Shannon’s story goes back even further.
He grew up in Dumas, Texas, and moved to Dallas after he graduated from
high school. At that point, his blues education was simple, a Jimmy Reed
song on the radio or Sam Cooke’s soulful singing. "Before I ever heard the
term soul music it dawned on me. It was so different, that stuff touches
your soul. But I had no idea until I got out of high school and moved to
Dallas just how deep it was. Working with Johnny Winter taught me the
depth."
"When I got with Johnny, I was so
ignorant about the blues. I’d listen to all these bands, Cream and all
these new blues bands at the time, and I’d see the writers of the song
were names like Robert Johnson and I’d think, he must be a friend of
theirs. Johnny sat me down one night. He had a whole wall of records from
current all the way back to field hollers. He took me through the whole
collection, playing and explaining everything about it. He’s an
encyclopedia of the blues."
"After I went through that process and I
listened to all the stuff, all the way back to the beginning, when I
picked up my bass and started playing the blues, it was just the most
natural thing I had ever done. It just seemed to be there. But I owe
Johnny that debt of gratitude. Because I had no idea until I got with
Johnny just how and where things really came from."

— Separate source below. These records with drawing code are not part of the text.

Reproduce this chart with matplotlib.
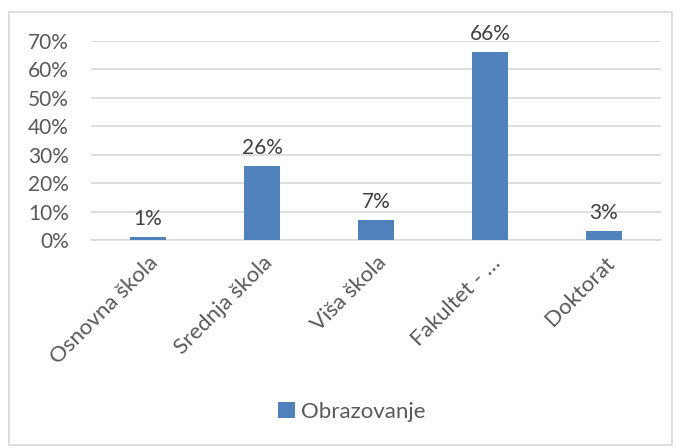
import matplotlib
matplotlib.use('Agg')
import matplotlib.pyplot as plt
from matplotlib.patches import Rectangle

# podaci
kategorije = ['Osnovna škola', 'Srednja škola', 'Viša škola', 'Fakultet - …', 'Doktorat']
vrijednosti = [0.01, 0.26, 0.07, 0.66, 0.03]
oznake = ['1%', '26%', '7%', '66%', '3%']
y_ticks = [0, 0.1, 0.2, 0.3, 0.4, 0.5, 0.6, 0.7]
y_labels = ['0%', '10%', '20%', '30%', '40%', '50%', '60%', '70%']
serija = 'Obrazovanje'

plt.rcParams['font.family'] = ['Lato', 'DejaVu Sans']
boja = '#4F81BD'
tekst = '#595959'
mreza = '#D9D9D9'
fs = 15

fig = plt.figure(figsize=(6.77, 4.48), dpi=100)
ax = fig.add_axes([91 / 677, 1 - 240 / 448, 570 / 677, 199 / 448])

x = range(len(kategorije))
bars = ax.bar(x, vrijednosti, width=0.316, color=boja, label=serija, zorder=3)

for b, t in zip(bars, oznake):
    ax.annotate(t, (b.get_x() + b.get_width() / 2, b.get_height()),
                xytext=(0, 6), textcoords='offset points',
                ha='center', va='bottom', fontsize=fs, color='#404040')

ax.set_xlim(-0.5, len(kategorije) - 0.5)
ax.set_ylim(0, 0.7)
ax.set_yticks(y_ticks)
ax.set_yticklabels(y_labels, fontsize=fs, color=tekst)
ax.set_xticks(list(x))
ax.set_xticklabels(kategorije, rotation=45, ha='right', va='top',
                   rotation_mode='anchor', fontsize=16, color=tekst)
ax.tick_params(axis='y', length=0, pad=16)
ax.tick_params(axis='x', length=0, pad=9)
ax.grid(axis='y', color=mreza, linewidth=1.2, zorder=0)
for s in ['top', 'right', 'left']:
    ax.spines[s].set_visible(False)
ax.spines['bottom'].set_color(mreza)
ax.spines['bottom'].set_linewidth(1.2)

fig.legend(loc='center', bbox_to_anchor=(0.52, 1 - 412 / 448), frameon=False,
           fontsize=16, labelcolor=tekst, handlelength=0.75, handleheight=0.75,
           handletextpad=0.3)

# okvir grafikona
fig.patches.append(Rectangle((9 / 677, 3 / 448), 663 / 677, 433 / 448,
                             transform=fig.transFigure, fill=False,
                             edgecolor=mreza, linewidth=1.2))

fig.savefig('out.png', dpi=100)
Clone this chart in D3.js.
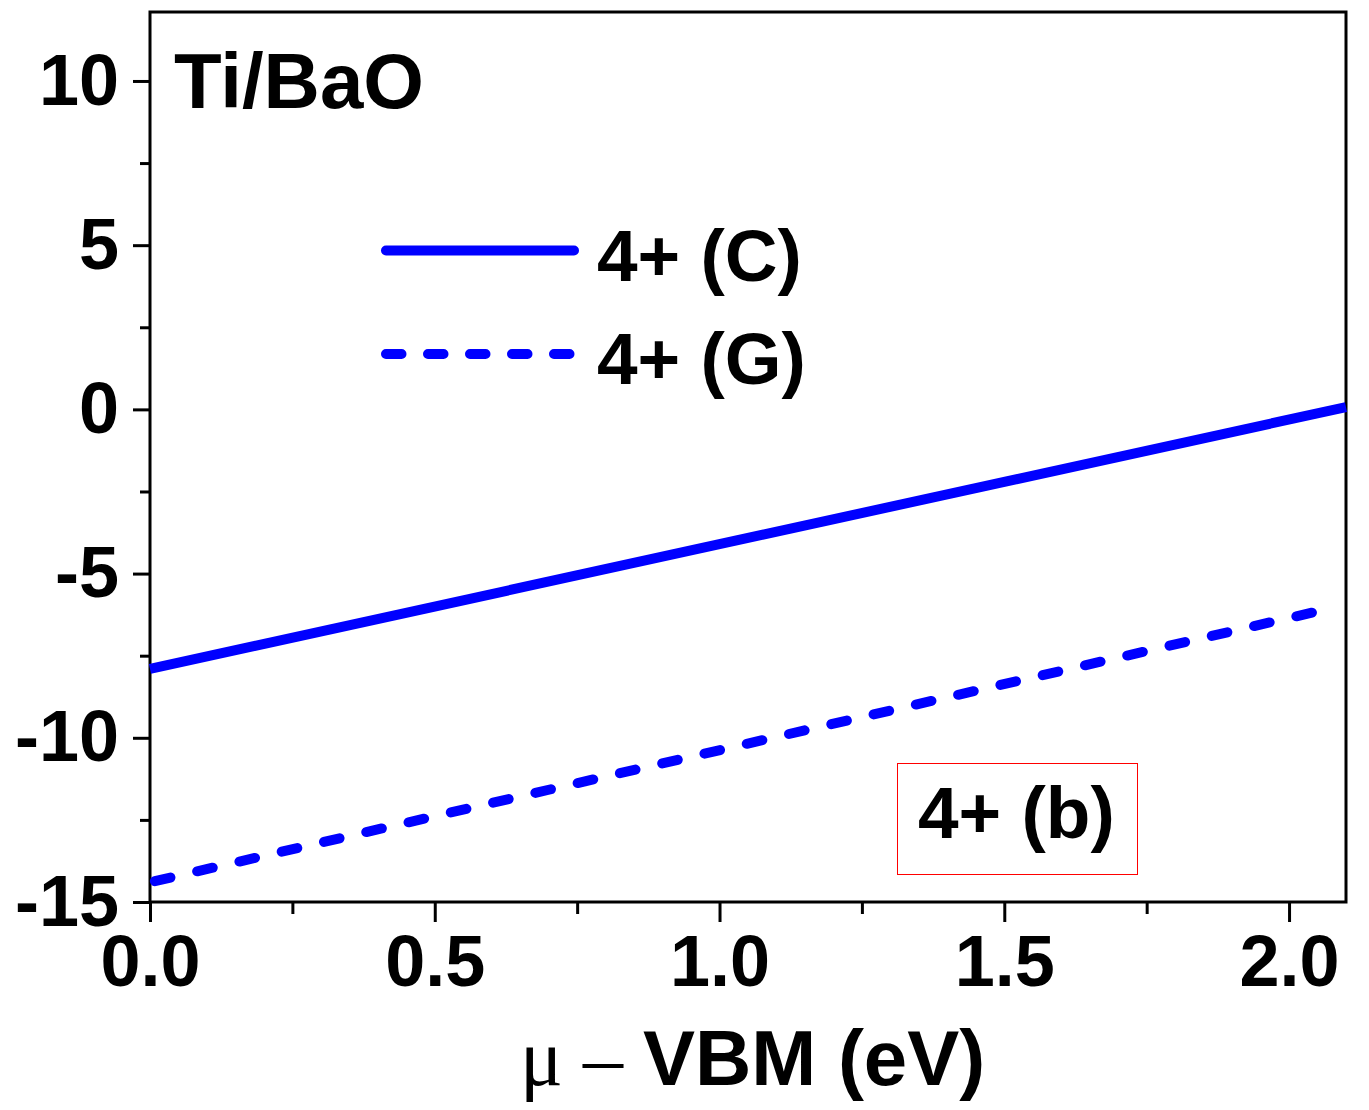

At 20, Shannon was blown away by
Winter’s appearance and talent. "I met Johnny at the same place I met
Stevie in Dallas, this club called "The Fog" down on Lemon Avenue. I was
playing in this soul band and Johnny didn’t have a bass player. Johnny
blew me away. He was playing and singing his ass off. I thought ‘God, this
guy is beautiful and he is talented.’ He asked me if I wanted to join the
band, so I quit my gig, and I had a good paying gig, and moved to Houston.
We starved our ass off for a while. We couldn’t get hired anywhere. Then
we started getting jobs in the Fillmore in New York, the Boston Tea Party
and I think the Back Bay Theater in Boston." Eventually, that led Shannon
to be playing behind Winter at Woodstock in 1969.
As a rhythm section, Double Trouble is
as well known and respected a duo for hire as the Memphis Horns. Put
Shannon and Layton on a record and you have something special. From the
Arc Angels early in the 1990’s to Storyville’s reign from 1994 to 1998,
the pair has had its share musical exposure in the 1990’s.
Storyville was the all-star
collaboration of a few of Austin’s finest musicians, Shannon, Layton,
guitarists David Grissom, David Holt, and vocalist Malford Milligan. From
their first Monday at Antone’s, there was a common purpose to the
direction. In 1998, Storyville separated under friendly circumstances.
After the break-up of Storyville in 1998, Shannon and Layton concentrated
on their own recording. "Chris and I are doing our own record now. We’re
not trying to recreate what we had with Stevie. There is one Stevie and
trying to capture that would be a big let down for everyone and us. But
what we’re trying to do is just make a good record. It’s gonna have some
good blues on it. It’s gonna have some other kind of rock stuff that’s a
little different, but it’s not a pop album by any means."
Happily, there is an optimistic ending
to the years of personal suffering. Since he plucked his first bass note
with Johnny Winter, Tommy Shannon, clean and sober since 1986, has been
blessed with the task of interpreting the music of the legends he has
hooked vibes with for three decades. New fans who’ll never witness the
pure power surge of Stevie can still behold the magic through Shannon’s
spirit.
"People have asked me what was the best
gig you could ever remember with Stevie, and the only honest answer I
could give them was the whole ten years I played for him. Every night he
did something amazing. Nothing has been as rewarding as playing with
Stevie. That was a once-in-a lifetime blessing. A perfect situation."